Or, Jésus a remis en question ces présupposés, en abolissant certains et en ignorant d’autres. En cela, il a délibérément rompu avec le statu quo et ses nombreuses ramifications sociales (i.e., l’exclusion des impurs, des injustes, des pécheurs…). Il a refusé ce modèle de société hiérarchisé, autoritaire, oppressif, qui, sous couvert d’application de la Loi, manquait complètement sa cible. A l’inverse, ce que Jésus proposait était un « vivre ensemble » différent. Il avait un projet communautaire qui se fondait sur une éthique, celle du Royaume, dont l’amour était au cœur (Mt 22.32-40 ; Mc 12.28-34 ; Lc 10.25-28 ; Jn 15.9-17). Ainsi, c’est la grâce, le pardon réciproque, l’accueil de l’autre dans sa différence, le service mutuel, le don de soi, la vulnérabilité et l’acceptation de la faiblesse que Jésus mettait en avant. Et, en cela, il proposait un modèle communautaire entièrement renouvelé. Il prônait un vivre ensemble où la réconciliation était à l’œuvre[18]. Pour Jésus, la restauration du peuple impliquait qu’il vive la réconciliation en son sein (e.g., la parabole de l’esclave impitoyable en Mt 18.23-35).

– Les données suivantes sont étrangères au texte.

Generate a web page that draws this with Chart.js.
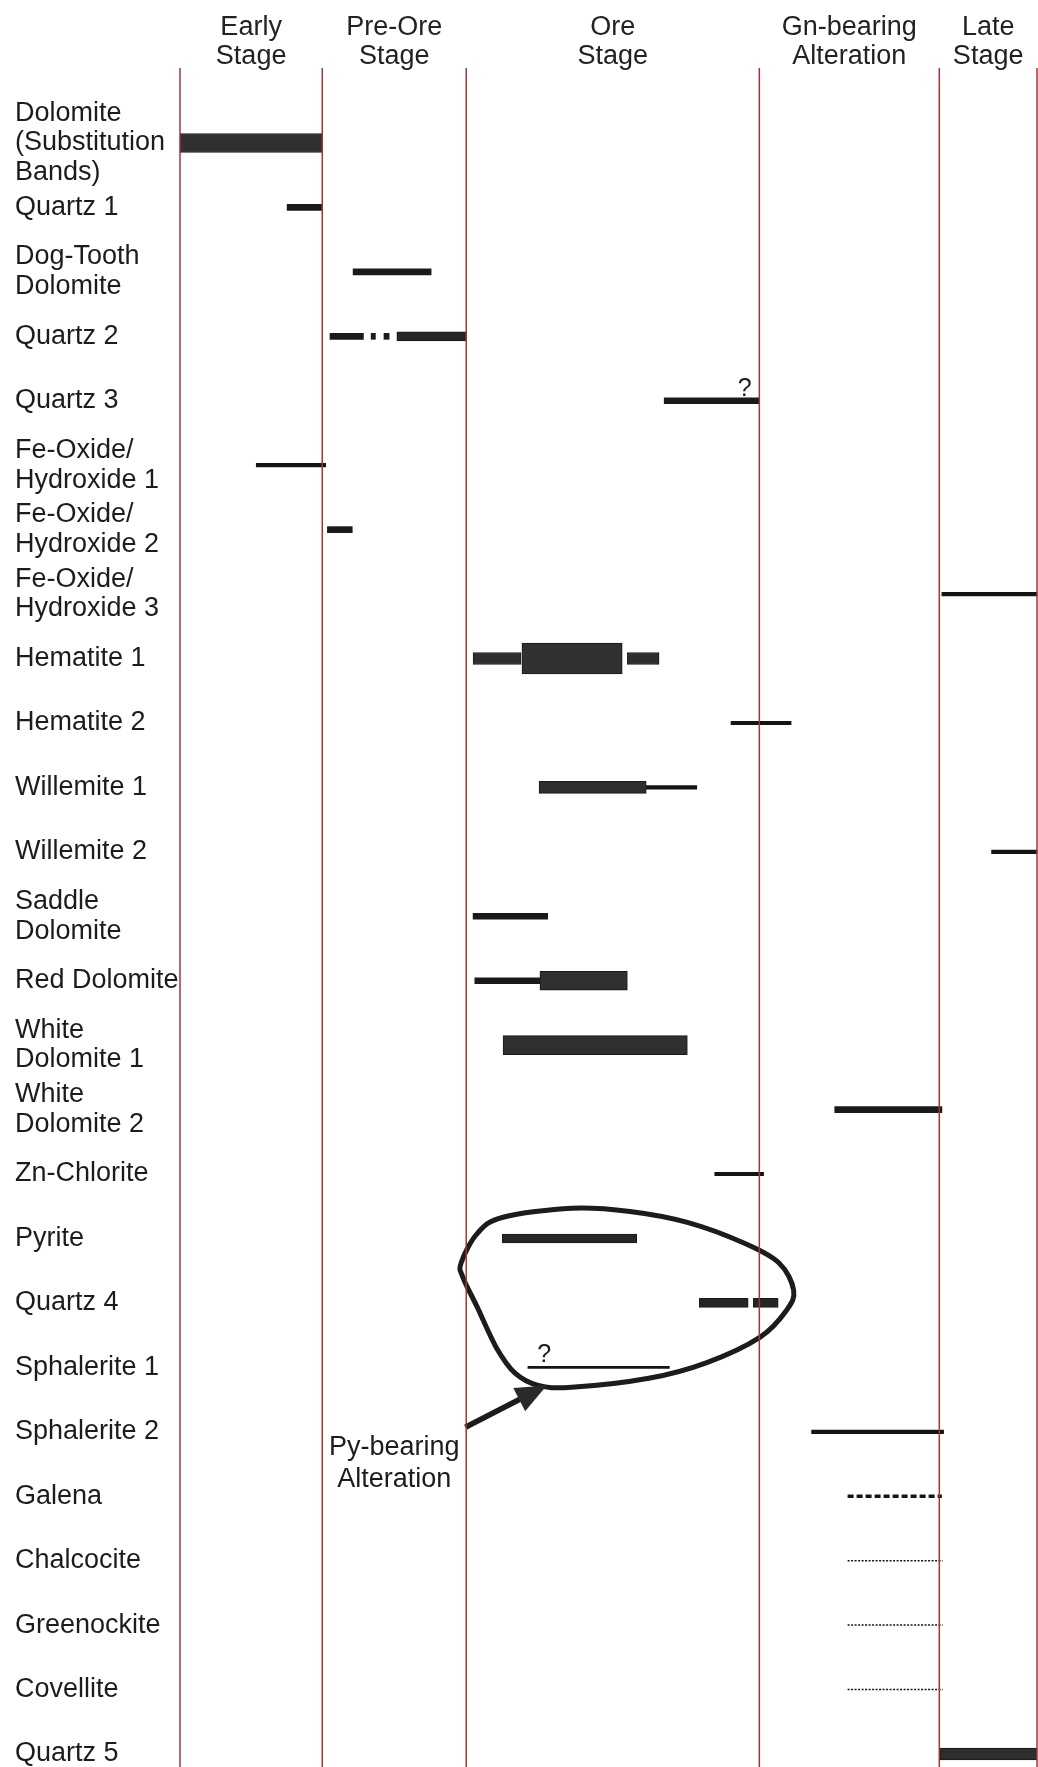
<!DOCTYPE html>
<html>
<head>
<meta charset="utf-8">
<title>Paragenetic sequence</title>
<script src="https://cdn.jsdelivr.net/npm/chart.js@4.4.1/dist/chart.umd.min.js"></script>
<style>
  html, body { margin: 0; padding: 0; background: #ffffff; }
  canvas { display: block; }
</style>
</head>
<body>
<canvas id="seq" width="1038" height="1767"></canvas>
<script>
// Relative time axis: 0 = start of the Early stage, 100 = end of the Late stage.
const stageNames = [
  ['Early', 'Stage'],
  ['Pre-Ore', 'Stage'],
  ['Ore', 'Stage'],
  ['Gn-bearing', 'Alteration'],
  ['Late', 'Stage']
];
const stageBounds = [0, 16.6, 33.4, 67.6, 88.6, 100];

// Minerals, top to bottom, and how each name is written on the axis.
const minerals = [
  'Dolomite', 'Quartz 1', 'Dog-Tooth Dolomite', 'Quartz 2', 'Quartz 3',
  'Fe-Oxide 1', 'Fe-Oxide 2', 'Fe-Oxide 3', 'Hematite 1', 'Hematite 2',
  'Willemite 1', 'Willemite 2', 'Saddle Dolomite', 'Red Dolomite',
  'White Dolomite 1', 'White Dolomite 2', 'Zn-Chlorite', 'Pyrite', 'Quartz 4',
  'Sphalerite 1', 'Sphalerite 2', 'Galena', 'Chalcocite', 'Greenockite',
  'Covellite', 'Quartz 5'
];
const mineralLabels = [
  ['Dolomite', '(Substitution', 'Bands)'], ['Quartz 1'], ['Dog-Tooth', 'Dolomite'],
  ['Quartz 2'], ['Quartz 3'], ['Fe-Oxide/', 'Hydroxide 1'], ['Fe-Oxide/', 'Hydroxide 2'],
  ['Fe-Oxide/', 'Hydroxide 3'], ['Hematite 1'], ['Hematite 2'], ['Willemite 1'],
  ['Willemite 2'], ['Saddle', 'Dolomite'], ['Red Dolomite'], ['White', 'Dolomite 1'],
  ['White', 'Dolomite 2'], ['Zn-Chlorite'], ['Pyrite'], ['Quartz 4'], ['Sphalerite 1'],
  ['Sphalerite 2'], ['Galena'], ['Chalcocite'], ['Greenockite'], ['Covellite'], ['Quartz 5']
];

// Occurrence intervals [mineral, start, end], grouped by abundance class.
const peakBars = [
  ['Hematite 1', 39.9, 51.6]
];
const abundantBars = [
  ['Dolomite', 0, 16.6],
  ['Red Dolomite', 42.0, 52.2],
  ['White Dolomite 1', 37.7, 59.2]
];
const commonBars = [
  ['Hematite 1', 34.2, 39.8],
  ['Hematite 1', 52.2, 55.9],
  ['Willemite 1', 41.9, 54.4],
  ['Quartz 5', 88.7, 100]
];
const moderateBars = [
  ['Quartz 2', 25.3, 33.4],
  ['Pyrite', 37.6, 53.3],
  ['Quartz 4', 60.6, 66.3],
  ['Quartz 4', 66.9, 69.8]
];
const minorBars = [
  ['Quartz 1', 12.5, 16.6],
  ['Dog-Tooth Dolomite', 20.2, 29.3],
  ['Quartz 2', 17.5, 21.4],
  ['Quartz 2', 22.3, 22.8],
  ['Quartz 2', 23.8, 24.4],
  ['Quartz 3', 56.5, 67.6],
  ['Fe-Oxide 2', 17.2, 20.1],
  ['Saddle Dolomite', 34.2, 42.9],
  ['Red Dolomite', 34.4, 42.0],
  ['White Dolomite 2', 76.4, 88.9]
];
const traceBars = [
  ['Fe-Oxide 1', 8.9, 17.0],
  ['Fe-Oxide 3', 88.9, 100],
  ['Hematite 2', 64.3, 71.3],
  ['Willemite 1', 54.4, 60.3],
  ['Willemite 2', 94.7, 100],
  ['Zn-Chlorite', 62.4, 68.1],
  ['Sphalerite 2', 73.7, 89.1]
];
const faintBars = [
  ['Sphalerite 1', 40.6, 57.1]
];
const dashedSpans = [
  ['Galena', 77.9, 88.9]
];
const dottedSpans = [
  ['Chalcocite', 77.9, 89.0],
  ['Greenockite', 77.9, 89.0],
  ['Covellite', 77.9, 89.0]
];

// Uncertain timing marks: [mineral, time].
const uncertainMarks = [
  ['Quartz 3', 65.9],
  ['Sphalerite 1', 42.5]
];

// Outline of the pyrite-bearing alteration assemblage, as [time, row] points.
const pyOutline = [
  [32.8, 17.38], [34.7, 16.92], [37.7, 16.67], [45.7, 16.53], [52.5, 16.58],
  [59.2, 16.75], [65.8, 17.07], [69.9, 17.38], [71.6, 17.80], [70.8, 18.11],
  [67.7, 18.53], [61.4, 18.93], [54.7, 19.17], [45.7, 19.31], [41.8, 19.28],
  [39.1, 19.09], [36.9, 18.69], [34.7, 18.07], [33.0, 17.60]
];
const pyArrowFrom = [33.3, 19.93];
const pyArrowTo = [42.8, 19.28];
const pyNote = ['Py-bearing', 'Alteration'];
const pyNoteStage = 1;
const pyNoteRow = 20.36;

const FONT = "'Liberation Sans', Arial, Helvetica, sans-serif";
const INK = '#1c1c1c';

function barSet(rows, thickness, fill, border) {
  return {
    type: 'bar',
    data: rows.map(r => ({ y: r[0], x: [r[1], r[2]] })),
    barThickness: thickness,
    grouped: false,
    clip: false,
    backgroundColor: fill,
    borderColor: border || fill,
    borderWidth: border ? 1 : 0,
    borderSkipped: false
  };
}

function spanSet(span, width, dash) {
  return {
    type: 'line',
    indexAxis: 'y',
    data: [{ y: span[0], x: span[1] }, { y: span[0], x: span[2] }],
    borderColor: '#151515',
    borderWidth: width,
    borderDash: dash,
    borderCapStyle: 'butt',
    pointRadius: 0,
    clip: false,
    fill: false
  };
}

const datasets = [
  barSet(peakBars, 31, '#303030', '#1a1a1a'),
  barSet(abundantBars, 19, '#303030', '#1a1a1a'),
  barSet(commonBars, 12, '#2e2e2e', '#1a1a1a'),
  barSet(moderateBars, 9, '#262626', '#1a1a1a'),
  barSet(minorBars, 6, '#1a1a1a'),
  barSet(traceBars, 3.5, '#141414'),
  barSet(faintBars, 2, '#141414'),
  ...dashedSpans.map(s => spanSet(s, 3.5, [6, 3])),
  ...dottedSpans.map(s => spanSet(s, 1.5, [2, 1.5]))
];

// Stage boundaries, stage headings and the alteration annotation.
const stagePlugin = {
  id: 'stages',
  beforeDraw(chart) {
    const { ctx, scales: { x } } = chart;
    ctx.save();
    ctx.fillStyle = '#222222';
    ctx.font = '27px ' + FONT;
    ctx.textAlign = 'center';
    ctx.textBaseline = 'alphabetic';
    stageNames.forEach((lines, i) => {
      const cx = (x.getPixelForValue(stageBounds[i]) + x.getPixelForValue(stageBounds[i + 1])) / 2;
      lines.forEach((t, j) => ctx.fillText(t, cx, 35 + j * 29));
    });
    ctx.restore();
  },
  afterDatasetsDraw(chart) {
    const { ctx, scales: { x, y } } = chart;
    const px = v => x.getPixelForValue(v);
    const py = v => y.getPixelForValue(v);
    ctx.save();

    // alteration outline: smooth closed curve through the outline points
    const pts = pyOutline.map(p => [px(p[0]), py(p[1])]);
    const n = pts.length;
    ctx.beginPath();
    ctx.moveTo(pts[0][0], pts[0][1]);
    for (let i = 0; i < n; i++) {
      const p0 = pts[(i - 1 + n) % n], p1 = pts[i], p2 = pts[(i + 1) % n], p3 = pts[(i + 2) % n];
      ctx.bezierCurveTo(
        p1[0] + (p2[0] - p0[0]) / 6, p1[1] + (p2[1] - p0[1]) / 6,
        p2[0] - (p3[0] - p1[0]) / 6, p2[1] - (p3[1] - p1[1]) / 6,
        p2[0], p2[1]
      );
    }
    ctx.closePath();
    ctx.strokeStyle = INK;
    ctx.lineWidth = 5;
    ctx.stroke();

    // arrow pointing at the outline
    const ax = px(pyArrowFrom[0]), ay = py(pyArrowFrom[1]);
    const tx = px(pyArrowTo[0]), ty = py(pyArrowTo[1]);
    const len = Math.hypot(tx - ax, ty - ay);
    const ux = (tx - ax) / len, uy = (ty - ay) / len;
    const headLen = 31, headHalf = 13;
    const bx = tx - ux * headLen, by = ty - uy * headLen;
    ctx.beginPath();
    ctx.moveTo(ax, ay);
    ctx.lineTo(bx + ux * 4, by + uy * 4);
    ctx.lineWidth = 5.5;
    ctx.stroke();
    ctx.beginPath();
    ctx.moveTo(tx, ty);
    ctx.lineTo(bx - uy * headHalf, by + ux * headHalf);
    ctx.lineTo(bx + uy * headHalf, by - ux * headHalf);
    ctx.closePath();
    ctx.fillStyle = '#2a2a2a';
    ctx.fill();

    // annotation text
    ctx.fillStyle = INK;
    ctx.font = '27px ' + FONT;
    ctx.textAlign = 'center';
    ctx.textBaseline = 'alphabetic';
    const nx = (px(stageBounds[pyNoteStage]) + px(stageBounds[pyNoteStage + 1])) / 2;
    pyNote.forEach((t, j) => ctx.fillText(t, nx, py(pyNoteRow) + j * 32));

    // question marks above uncertain intervals
    ctx.font = '25px ' + FONT;
    uncertainMarks.forEach(m => {
      ctx.fillText('?', px(m[1]), py(minerals.indexOf(m[0])) - 5);
    });

    // stage boundaries run the full height below the headings
    ctx.strokeStyle = '#a3343c';
    ctx.lineWidth = 1.5;
    stageBounds.forEach(b => {
      const lx = Math.min(px(b), chart.width - 1);
      ctx.beginPath();
      ctx.moveTo(lx, 68);
      ctx.lineTo(lx, chart.height);
      ctx.stroke();
    });
    ctx.restore();
  }
};

new Chart(document.getElementById('seq'), {
  type: 'bar',
  data: { labels: minerals, datasets },
  options: {
    indexAxis: 'y',
    responsive: false,
    devicePixelRatio: 1,
    animation: false,
    events: [],
    layout: { padding: { top: 143, bottom: 13, left: 15, right: 1 } },
    plugins: { legend: { display: false }, tooltip: { enabled: false } },
    scales: {
      x: {
        type: 'linear',
        min: 0,
        max: 100,
        display: false
      },
      y: {
        type: 'category',
        offset: false,
        grid: { display: false, drawTicks: false },
        border: { display: false },
        afterFit(scale) {
          scale.width = 165;
          scale.paddingTop = 0;
          scale.paddingBottom = 0;
        },
        ticks: {
          autoSkip: false,
          crossAlign: 'far',
          padding: 0,
          color: INK,
          font: { family: FONT, size: 27, lineHeight: 1.1 },
          callback: (value, index) => mineralLabels[index]
        }
      }
    }
  },
  plugins: [stagePlugin]
});
</script>
</body>
</html>
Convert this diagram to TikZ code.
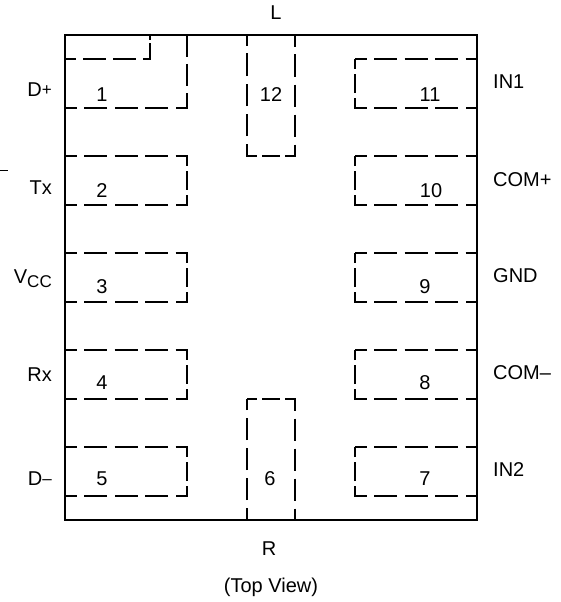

3. La croix comme lieu de la réconciliation

Ce que Jésus a prôné, enseigné et appliqué dans son ministère terrestre, il l’a accompli, ultimement, à la croix. C’est ainsi que la croix fut le lieu par excellence de la réconciliation : réconciliation avec Dieu et réconciliation les uns avec les autres. En cela, c’est sur la croix que Jésus a suprêmement assumé la vocation d’Israël : être une lumière, une bénédiction pour les nations.

En effet, selon le témoignage biblique, la croix fut l’instrument choisi par Dieu pour régler le problème du péché et de la culpabilité humaine. En Jésus, Dieu a, par amour pour l’humanité, pris cette culpabilité sur lui (Es 53.6 ; 1P 2.24). La croix est donc le lieu du pardon et de la réconciliation des pécheurs avec Dieu (Rm 5.5-10). Mais la valeur réconciliatrice de la croix va plus loin encore. Son but était aussi de vaincre les puissances du mal (Col 2.15 ; Hé 2.14) et de mettre à mort l’hostilité, l’inimitié qui existait entre Juifs et non-Juifs (Ep 2.14-16). Ultimement, sur la croix, ce sont toutes les formes d’aliénations qui furent vaincues, et ce en vue d’une paix cosmique. Par la croix, Dieu voulait guérir et réconcilier sa création tout entière. Comme le dit Paul en Colossiens 1.19-20, à la fin de son merveilleux hymne christologique :

Car il a plu à Dieu de faire habiter en lui toute plénitude
et, par lui, de tout réconcilier avec lui-même,
aussi bien ce qui est sur la terre que
ce qui est dans les cieux,
en faisant la paix par lui,
par le sang de sa croix. (NBS)

Selon le Nouveau Testament, le ministère de Jésus et l’accomplissement de la croix sont la garantie de la guérison, de la restauration et de la réconciliation de toute la création de Dieu[19]. Jésus, le représentant d’Israël, le fils d’Abraham, a donc donné là une impulsion déterminante au projet divin de réconciliation.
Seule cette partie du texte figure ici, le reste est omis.